When there’s a constant nagging of who you talk to, and who you avoid entirely. When every conversation you make with any person whatsoever gives rise to a constant jealousy, the relationship has nothing right about it. Quite seriously. And well, when whoever you talk to is portrayed in negative light, no pardoning to your siblings or parents, you know that the relationship now is obsessive in a harming manner. And would you really be in a relationship as toxic as this?

5. I love you but I don’t: Extreme mood swings

When the person is loving one moment, and pushing you away the other. How do you decide whether the relationship is working or it isn’t? Well, if there are constant mood swings (yes, more than the six month pregnant sister has) it is time for reality check. A relationship is not meant to deal with mood swings without a reason. Harsh times are sure meant to be dealt together, but what when there is no explanation?

4. To control time, money and speech.

Something that starts happening at some point of time in most relationships is controlling the other’s time, finances and even speech. Are you encouraging this behaviour? Seriously? Even the law permits you to see your own acquaintances, manage your own finances and speak your own words. Why then are you becoming a commodity instead of an individual. There is something in your relationship that needs to be changed, and maybe it is just your relationship status.

3. Constant emotional drainage

When a relationship stops giving you any happiness, I won’t really say go off the relationship, but atleast try to figure out where it went wrong. You are in a toxic relationship if you’ve constantly been feeling emotionally drained. That feeling of no matter what you give into this, there is no reciprocation. If that is happening, weigh if the relationship is worth it. Set it right, or set your foot forward and let it go.

2. Nothing gained, all lost: Loss of self

The worst thing to happen to any relationship is when it is not about two people, but one. A loss of individuality or of self has to get fatal sooner or later. You might have devoted yourself to it, but was not the relationship about you as you were. You cannot expect things to go right when you’ve changed as such. What is unchangeable is that you are an entity, and that identity you need to retain.
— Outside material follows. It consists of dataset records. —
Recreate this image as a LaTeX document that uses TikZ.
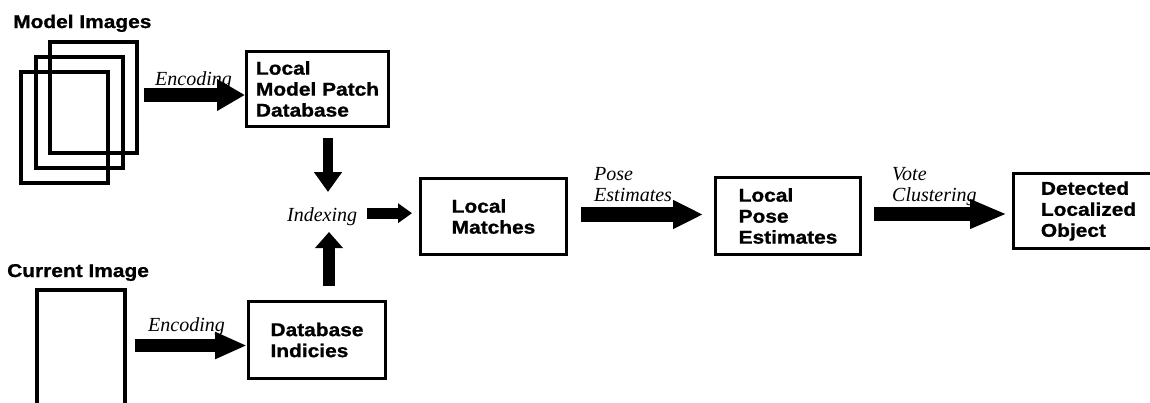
\documentclass[tikz,border=0pt]{standalone}
\usepackage{fontspec}
\setmainfont{Liberation Serif}
\newfontfamily\hv[FakeStretch=1.13,BoldFeatures={FakeStretch=1.13,FakeBold=1}]{Liberation Sans}
\usetikzlibrary{arrows.meta}
\begin{document}
\begin{tikzpicture}[x=1pt,y=-1pt,
  frame/.style={draw,line width=4pt,inner sep=0pt,minimum width=87pt,minimum height=111pt},
  box/.style={draw,line width=3pt,inner sep=0pt,align=left,font=\hv\bfseries\fontsize{18.5}{21}\selectfont},
  title/.style={inner sep=0pt,anchor=base west,font=\hv\bfseries\fontsize{18.5}{21}\selectfont},
  lbl/.style={inner sep=0pt,align=left,font=\itshape\fontsize{20}{21}\selectfont},
  blk/.style={line width=#1,draw=black},
]
\clip (0,0) rectangle (1150,402);
\fill[white] (0,0) rectangle (1150,402);

% titles
\node[title] (tmod) at (13,28) {Model Images};
\node[title] (tcur) at (7,277) {Current Image};

% model image frames
\node[frame] (frB) at (93,97.5) {};
\node[frame] (frM) at (79,112.5) {};
\node[frame] (frF) at (64,127.5) {};
% current image frame (runs off the bottom)
\node[frame,minimum width=88pt,minimum height=140pt] (cur) at (81,360) {};

% boxes
\node[box,minimum width=142pt,minimum height=75pt] (dbm) at (317.5,89) {Local\\Model Patch\\Database};
\node[box,minimum width=137pt,minimum height=77pt] (dbi) at (317,340) {Database\\Indicies};
\node[box,minimum width=146pt,minimum height=76pt] (lm) at (493.5,216.5) {Local\\Matches};
\node[box,minimum width=145pt,minimum height=77pt] (lpe) at (788,216) {Local\\Pose\\Estimates};
\node[box,minimum width=150pt,minimum height=75pt] (det) at (1088.5,211) {Detected\\Localized\\Object};

% labels
\node[lbl,anchor=base west] (enc1) at (155,85) {Encoding};
\node[lbl,anchor=base west] (enc2) at (148,331) {Encoding};
\node[lbl,anchor=base west] (idx) at (287,221) {Indexing};
\node[lbl,anchor=north west] (pose) at (594,167) {Pose\\Estimates};
\node[lbl,anchor=north west] (vote) at (892,167) {Vote\\Clustering};

% row levels for horizontal arrows
\coordinate (rowA) at (0,95);
\coordinate (rowB) at (0,345.5);
\coordinate (rowC) at (0,214.5);
\coordinate (rowD) at (0,214);

% arrows
\draw[blk=14pt,-{Triangle[length=28pt,width=30pt]}] ([xshift=5pt]frB.east |- rowA) -- (dbm.west |- rowA);
\draw[blk=13pt,-{Triangle[length=32pt,width=25pt]}] ([xshift=8pt]cur.east |- rowB) -- (dbi.west |- rowB);
\draw[blk=10pt,-{Triangle[length=20pt,width=27pt]}] ([xshift=10.5pt,yshift=-10pt]dbm.south) -- ([xshift=10.5pt,yshift=-64pt]dbm.south);
\draw[blk=12pt,-{Triangle[length=16pt,width=27pt]}] ([xshift=12pt,yshift=14pt]dbi.north) -- ([xshift=12pt,yshift=68pt]dbi.north);
\draw[blk=11pt,-{Triangle[length=14pt,width=19pt]}] ([xshift=10pt,yshift=3pt]idx.east) coordinate (s1) -- ([xshift=-7pt]lm.west |- s1);
\draw[blk=15pt,-{Triangle[length=30pt,width=27pt]}] ([xshift=13pt]lm.east |- rowC) -- ([xshift=-11pt]lpe.west |- rowC);
\draw[blk=14pt,-{Triangle[length=37pt,width=27pt]}] ([xshift=12pt]lpe.east |- rowD) -- ([xshift=-5pt]det.west |- rowD);
\end{tikzpicture}
\end{document}
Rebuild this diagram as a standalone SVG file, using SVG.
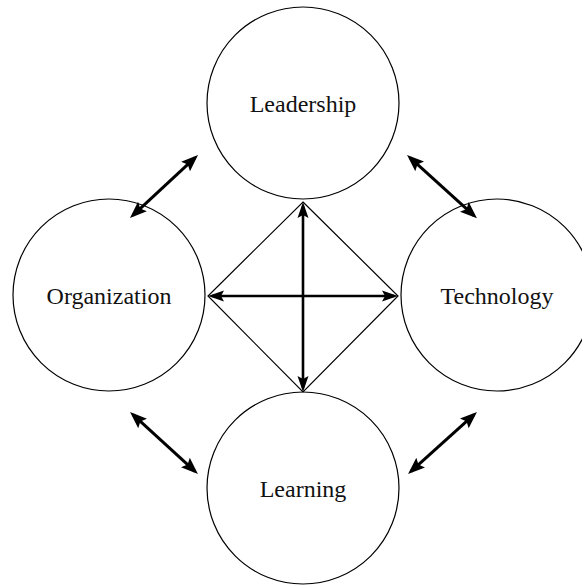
<svg xmlns="http://www.w3.org/2000/svg" width="582" height="586" viewBox="0 0 582 586">
<style>
.node circle{fill:#fff;stroke:#000;stroke-width:1.2}
.node text{font-family:"Liberation Serif","Times New Roman",serif;font-size:24px;fill:#111;text-anchor:middle}
.dia{fill:none;stroke:#000;stroke-width:1.2}
.arr{fill:none;stroke:#000;stroke-width:2.6;marker-start:url(#ah);marker-end:url(#ah)}
.arrd{fill:none;stroke:#000;stroke-width:3;marker-start:url(#ah2);marker-end:url(#ah2)}
</style>
<defs>
<marker id="ah" markerUnits="userSpaceOnUse" viewBox="0 0 16 12" markerWidth="16" markerHeight="12" refX="12" refY="6" orient="auto-start-reverse">
<path d="M0,0.5 L16,6 L0,11.5 L3,6 Z" fill="#000"/>
</marker>
<marker id="ah2" markerUnits="userSpaceOnUse" viewBox="0 0 17 14" markerWidth="17" markerHeight="14" refX="13" refY="7" orient="auto-start-reverse">
<path d="M0,0.5 L17,7 L0,13.5 L3,7 Z" fill="#000"/>
</marker>
</defs>
<g id="leadership" class="node"><circle cx="303" cy="103" r="96"/><text x="303" y="112">Leadership</text></g>
<g id="organization" class="node"><circle cx="109" cy="295" r="96"/><text x="109" y="304">Organization</text></g>
<g id="technology" class="node"><circle cx="497" cy="295" r="96"/><text x="497" y="304">Technology</text></g>
<g id="learning" class="node"><circle cx="303" cy="488" r="96"/><text x="303" y="497">Learning</text></g>
<g id="connectors">
<path class="dia" d="M303,202 L398,296 L303,392 L208,296 Z"/>
<path class="arr" d="M303,206 L303,388"/>
<path class="arr" d="M212,296 L394,296"/>
<path class="arrd" d="M195.1,157.7 L132.9,215.3"/>
<path class="arrd" d="M410,157.7 L474,215.6"/>
<path class="arrd" d="M133,414.7 L195,471.3"/>
<path class="arrd" d="M411,471.3 L474,414.7"/>
</g>
</svg>
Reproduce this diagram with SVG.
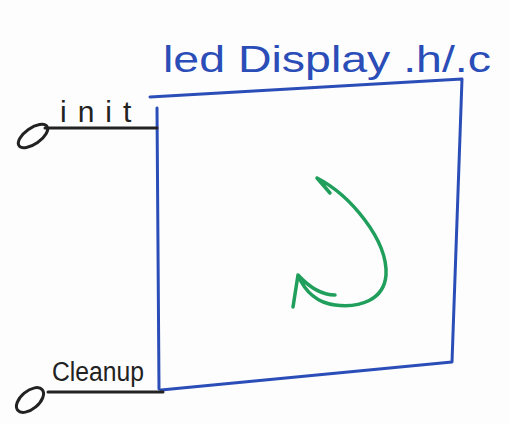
<svg xmlns="http://www.w3.org/2000/svg" width="509" height="424" viewBox="0 0 509 424">
<style>
.blue{fill:none;stroke:#2b4db8;stroke-width:3;stroke-linecap:round;stroke-linejoin:round}
.ink{fill:none;stroke:#222;stroke-width:3;stroke-linecap:round}
.green{fill:none;stroke:#1f9e5c;stroke-width:3.5;stroke-linecap:round;stroke-linejoin:round}
.t{font-family:"Liberation Sans",sans-serif}
</style>
<rect width="509" height="424" fill="#fdfdfd"/>
<g id="module">
<path class="blue" d="M150,97 L462,79 L452,362 L161,390 M157,108 L159,389"/>
<text class="t" x="163" y="72" font-size="36" fill="#2b4db8" textLength="328" lengthAdjust="spacingAndGlyphs">led Display .h/.c</text>
</g>
<g id="init">
<ellipse class="ink" cx="33" cy="136" rx="17" ry="8" transform="rotate(-35 33 136)"/>
<path class="ink" d="M45,128 L157,128"/>
<text class="t" x="60" y="122" font-size="30" fill="#222" letter-spacing="11">init</text>
</g>
<g id="cleanup">
<ellipse class="ink" cx="30" cy="400" rx="16" ry="9" transform="rotate(-40 30 400)"/>
<path class="ink" d="M48,392 L163,392"/>
<text class="t" x="52" y="381" font-size="27" fill="#222" textLength="92" lengthAdjust="spacingAndGlyphs">Cleanup</text>
</g>
<g id="connectors">
<path class="green" d="M317,178 C350,195 388,240 386,275 C384,300 360,308 335,305 C318,303 305,292 298,275 M298,275 L293,307 M298,275 C310,288 322,295 335,295 M317,178 L330,193"/>
</g>
</svg>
If you’ve lost everything you had to the relationship, I’m sorry, but you getting no rewards for it.

1. The Love you had is lost

Often many times, it is not about either of you being a constant obstacle to the relationship, just the fact that both of you don’t feel now like you once did. And trust me, there is nothing wrong about it. Often feelings grow out of us, often we grow out of feelings and when love grows out of us there is nothing that keeps us together. When there is no love in the relationship, there is nothing about the relationship that you should hold onto, and if you don’t let it go, you must really be fond of a toxic relationship. Your choice.